At the effective time of the Merger (the “Effective Time”), each outstanding share of Sterling common stock (other than certain shares held by Sterling, Umpqua and their respective subsidiaries and other than shares with respect to which appraisal rights have been properly demanded in accordance with Chapter 23B.13 of the Washington Business Corporation Act) was converted into the right to receive (x) 1.671 shares of Umpqua common stock and (y) $2.18 in cash, without interest (together, the “Merger Consideration”), with cash paid in lieu of fractional shares.  At the Effective Time, except for certain out-of-the-money options that were cancelled, each outstanding option to purchase shares of Sterling common stock, whether or not vested or exercisable, was converted into an option to purchase shares of Umpqua common stock with appropriate adjustments based on the exchange ratio set forth in the Merger Agreement and subject to the same terms and conditions as were applicable to such Sterling option.  At the Effective Time, each restricted stock unit of Sterling common stock was converted into a restricted stock unit of Umpqua common stock with appropriate adjustments based on the exchange ratio set forth in the Merger Agreement and will be subject to the same terms and conditions as were applicable to such Sterling restricted stock unit.  At the Effective Time, each warrant to acquire Sterling common stock was, in accordance with the terms of such warrant, converted into a warrant exercisable for the Merger Consideration that the Sterling common stock issuable upon exercise of the warrant immediately prior to the Effective Time would have been entitled to receive upon consummation of the Merger.

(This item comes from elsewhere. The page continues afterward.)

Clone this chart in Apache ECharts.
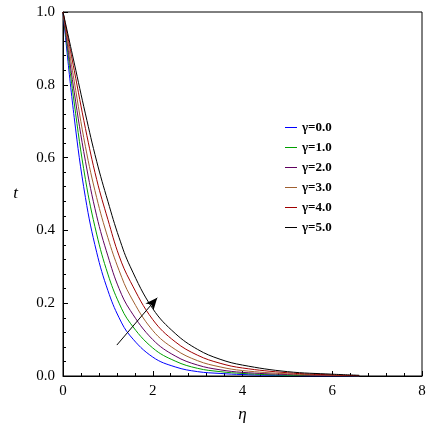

The foregoing description does not purport to be a complete description and is qualified in its entirety by reference to the full text of the Merger Agreement, a copy of which was filed as Exhibit 2.1 to Sterling’s Current Report on Form 8-K filed with the SEC on September 17, 2013, and is incorporated herein by reference.

Item 5.01 Changes in Control of Registrant.
 
The disclosure set forth in the Introductory Note and in Item 3.01 is incorporated herein by reference.

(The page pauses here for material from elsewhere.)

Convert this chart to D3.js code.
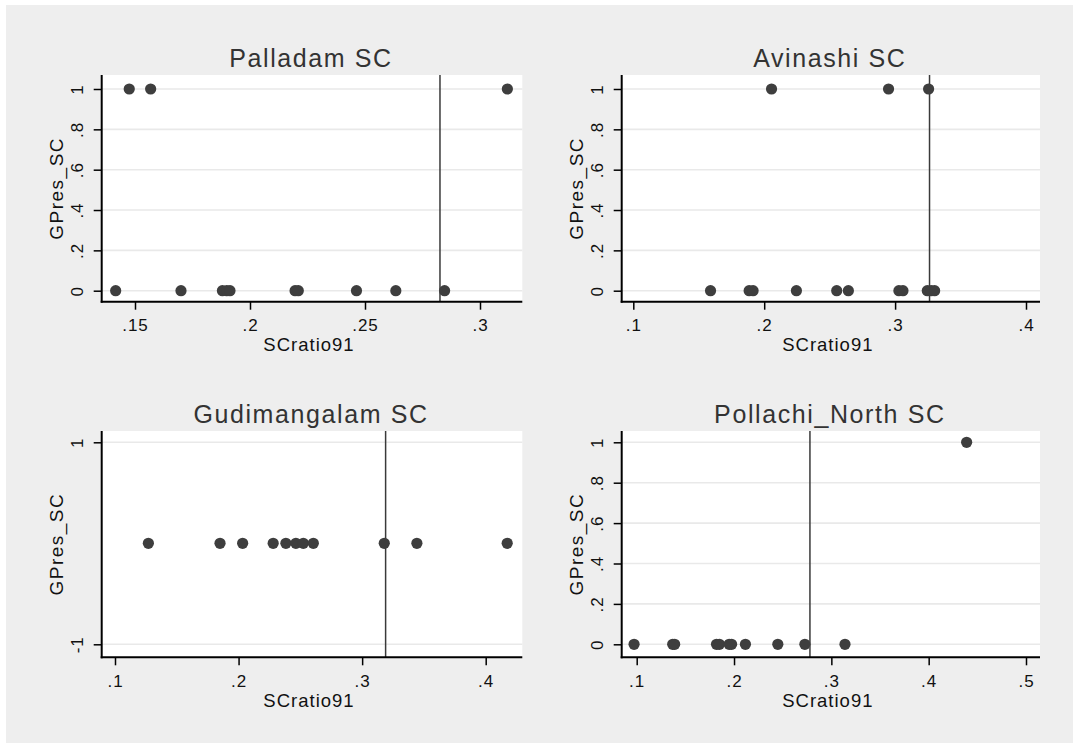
<!DOCTYPE html>
<html><head><meta charset="utf-8">
<script src="https://cdn.jsdelivr.net/npm/d3@7"></script>
<style>html,body{margin:0;padding:0;background:#fff;}svg{display:block;font-family:"Liberation Sans",Arial,sans-serif;}</style>
</head><body><svg id="c" width="1079" height="748"></svg>
<script>
// ---- data ----
const titles = ["Palladam SC", "Avinashi SC", "Gudimangalam SC", "Pollachi_North SC"];
const xLabel = "SCratio91";
const yLabel = "GPres_SC";

const palladamX = [0.1475, 0.1568, 0.3119, 0.1416, 0.1700, 0.1880, 0.1899, 0.1913, 0.2196, 0.2210, 0.2463, 0.2634, 0.2846];
const palladamY = [1, 1, 1, 0, 0, 0, 0, 0, 0, 0, 0, 0, 0];

const avinashiX = [0.2056, 0.2950, 0.3256, 0.1590, 0.1885, 0.1915, 0.2246, 0.2554, 0.2643, 0.3029, 0.3060, 0.3246, 0.3275, 0.3302];
const avinashiY = [1, 1, 1, 0, 0, 0, 0, 0, 0, 0, 0, 0, 0, 0];

const gudimangalamX = [0.1270, 0.1850, 0.2033, 0.2280, 0.2383, 0.2464, 0.2524, 0.2605, 0.3179, 0.3443, 0.4174];
const gudimangalamY = [0, 0, 0, 0, 0, 0, 0, 0, 0, 0, 0];

const pollachiX = [0.4390, 0.0973, 0.1370, 0.1390, 0.1820, 0.1850, 0.1950, 0.1975, 0.2117, 0.2450, 0.2728, 0.3140];
const pollachiY = [1, 0, 0, 0, 0, 0, 0, 0, 0, 0, 0, 0];

const refLines = [0.2826, 0.3263, 0.3190, 0.2780];

const xTicks = [[0.15, 0.2, 0.25, 0.3], [0.1, 0.2, 0.3, 0.4], [0.1, 0.2, 0.3, 0.4], [0.1, 0.2, 0.3, 0.4, 0.5]];
const yTicks = [[0, 0.2, 0.4, 0.6, 0.8, 1], [0, 0.2, 0.4, 0.6, 0.8, 1], [-1, 1], [0, 0.2, 0.4, 0.6, 0.8, 1]];

// ---- layout ----
const xs = [palladamX, avinashiX, gudimangalamX, pollachiX];
const ys = [palladamY, avinashiY, gudimangalamY, pollachiY];
const cols = [{l: 101.7, r: 522.3}, {l: 621.7, r: 1040}];
const rows = [{t: 75, b: 301.7}, {t: 431, b: 657.3}];
// pixel anchors for first/last tick of each panel's axes
const xRange = [[135, 480], [633.3, 1026], [115, 485.7], [636.7, 1026]];
const yRange = [[290.7, 89], [290.7, 89], [644.3, 442.3], [644.3, 442.3]];

const fmt = d => {
  if (d === 0) return "0";
  let s = String(d);
  return s.replace(/^0\./, ".").replace(/^-0\./, "-.");
};

const svg = d3.select("#c");
svg.append("rect").attr("x", 6).attr("y", 5).attr("width", 1067).attr("height", 738).attr("fill", "#eeeeee");

titles.forEach((title, i) => {
  const col = cols[i % 2], row = rows[Math.floor(i / 2)];
  const xt = xTicks[i], yt = yTicks[i];
  const x = d3.scaleLinear().domain([xt[0], xt[xt.length - 1]]).range(xRange[i]);
  const y = d3.scaleLinear().domain([yt[0], yt[yt.length - 1]]).range(yRange[i]);
  const g = svg.append("g");

  g.append("rect").attr("x", col.l).attr("y", row.t).attr("width", col.r - col.l).attr("height", row.b - row.t).attr("fill", "#ffffff");

  // gridlines
  g.selectAll(".grid").data(yt).join("line")
    .attr("x1", col.l).attr("x2", col.r)
    .attr("y1", d => y(d)).attr("y2", d => y(d))
    .attr("stroke", "#e9e9e9").attr("stroke-width", 1.6);

  // reference line
  g.append("line").attr("x1", x(refLines[i])).attr("x2", x(refLines[i]))
    .attr("y1", row.t).attr("y2", row.b).attr("stroke", "#3a3a3a").attr("stroke-width", 1.5);

  // points
  g.selectAll(".pt").data(xs[i].map((v, k) => [v, ys[i][k]])).join("circle")
    .attr("cx", d => x(d[0])).attr("cy", d => y(d[1])).attr("r", 5.6)
    .attr("fill", "#3e3e3e");

  // x axis
  const xa = g.append("g").attr("transform", `translate(0,${row.b})`)
    .call(d3.axisBottom(x).tickValues(xt).tickFormat(fmt).tickSize(8).tickPadding(4).tickSizeOuter(0));
  xa.select(".domain").remove();
  xa.selectAll(".tick line").attr("stroke", "#000").attr("stroke-width", 1.5);
  xa.selectAll(".tick text").attr("font-size", 17).attr("fill", "#111").attr("dy", null).attr("y", 29.5)
    .attr("letter-spacing", "1px").attr("font-family", "Liberation Sans, Arial, sans-serif");
  g.append("line").attr("x1", col.l - 1).attr("x2", col.r).attr("y1", row.b).attr("y2", row.b).attr("stroke", "#000").attr("stroke-width", 2);

  // y axis
  const ya = g.append("g").attr("transform", `translate(${col.l},0)`)
    .call(d3.axisLeft(y).tickValues(yt).tickFormat(fmt).tickSize(8).tickSizeOuter(0));
  ya.select(".domain").remove();
  ya.selectAll(".tick line").attr("stroke", "#000").attr("stroke-width", 1.5);
  ya.selectAll(".tick text").attr("font-size", 17).attr("fill", "#111")
    .attr("x", null).attr("dy", null).attr("text-anchor", "middle")
    .attr("transform", "translate(-18.4,0) rotate(-90)").attr("letter-spacing", "1px")
    .attr("font-family", "Liberation Sans, Arial, sans-serif");
  g.append("line").attr("x1", col.l).attr("x2", col.l).attr("y1", row.t).attr("y2", row.b + 1).attr("stroke", "#000").attr("stroke-width", 2);

  // axis titles
  g.append("text").attr("x", (col.l + col.r) / 2 - 3).attr("y", row.b + 49.5)
    .attr("text-anchor", "middle").attr("font-size", 18.5).attr("letter-spacing", "1px").attr("fill", "#111").text(xLabel);
  g.append("text").attr("transform", `translate(${col.l - 39},${(row.t + row.b) / 2}) rotate(-90)`)
    .attr("text-anchor", "middle").attr("font-size", 19).attr("letter-spacing", "1.5px").attr("fill", "#111").text(yLabel);

  // panel title
  g.append("text").attr("x", (col.l + col.r) / 2 - 1).attr("y", row.t - 8.5)
    .attr("text-anchor", "middle").attr("font-size", 25).attr("letter-spacing", "1.6px").attr("fill", "#333").text(title);
});
</script></body></html>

Item 5.02 Departure of Directors or Certain Officers; Election of Directors; Appointment of Certain Officers; Compensatory Arrangements of Certain Officers.
 
 
 

 

 
In accordance with the Merger Agreement, Sterling was entitled to designate a number of its existing directors to serve on the Board of Directors of Umpqua as of the Effective Time equal to four less the number of directors designated to serve on the Board of Directors of Umpqua as of the Effective Time by funds associated with Warburg Pincus & Co. (“Warburg”) and funds associated with Thomas H. Lee Partners, L.P. (“THL”) pursuant to certain investor letter agreements dated as of September 11, 2013 entered into by each of Warburg and THL with Sterling and Umpqua.  On April 15, 2014, each of Warburg and THL waived its right under its investor letter agreement to appoint a director to the Board of Directors of Umpqua.  As a result, the Sterling Board of Directors had the right to designate four of its existing directors to serve on the Board of Directors of Umpqua as of the Effective Time.  On April 15, 2014, the Sterling Board of Directors selected Ellen R. M. Boyer, Robert C. Donegan, C. Webb Edwards, and Maria M. Pope to serve on the Board of Directors of Umpqua as of the Effective Time.

At the Effective Time, Sterling’s directors and executive officers ceased serving in such capacities. As of the Effective Time, Ellen R. M. Boyer, Robert C. Donegan, C. Webb Edwards, and Maria M. Pope, were appointed to the Umpqua Board of Directors in accordance with the Merger Agreement. None of the other non-executive members of the Sterling Board of Directors will serve as a director or officer of Umpqua.

Item 8.01  Other Events.

On April 18, 2014, Umpqua issued a press release announcing the completion of the Merger. A copy of the press release is attached hereto as Exhibit 99.1, and is incorporated herein by reference.

Item 9.01  Financial Statements and Exhibits.

(d) Exhibits.
 
Exhibit No.
Exhibit Description
   
2.1
Agreement and Plan of Merger, dated as of September 11, 2013, by and between Sterling Financial Corporation and Umpqua Holdings Corporation (attached as Exhibit 2.1 to Sterling’s Current Report on Form 8-K filed on September 17, 2013, and incorporated herein by reference).
   
99.1
Press Release, dated April 18, 2014.

 
 

 
 
SIGNATURES
 
Pursuant to the requirements of the Securities Exchange Act of 1934, the Registrant has duly caused this report to be signed on its behalf by the undersigned thereunto duly authorized.
 
   
Umpqua Holdings Corporation, as successor to Sterling
Financial Corporation
     
Date:
April 18, 2014
 
By:
/s/ Steven L. Philpott
       
Name:
Steven L. Philpott
       
Title:
Executive Vice President, General Counsel and
Secretary

 
 
 

 
 
EXHIBIT INDEX
 
Exhibit No.
Exhibit Description
   
2.1
Agreement and Plan of Merger, dated as of September 11, 2013, by and between Sterling Financial Corporation and Umpqua Holdings Corporation (attached as Exhibit 2.1 to Sterling’s Current Report on Form 8-K filed on September 17, 2013, and incorporated herein by reference).
   
99.1
Press Release, dated April 18, 2014.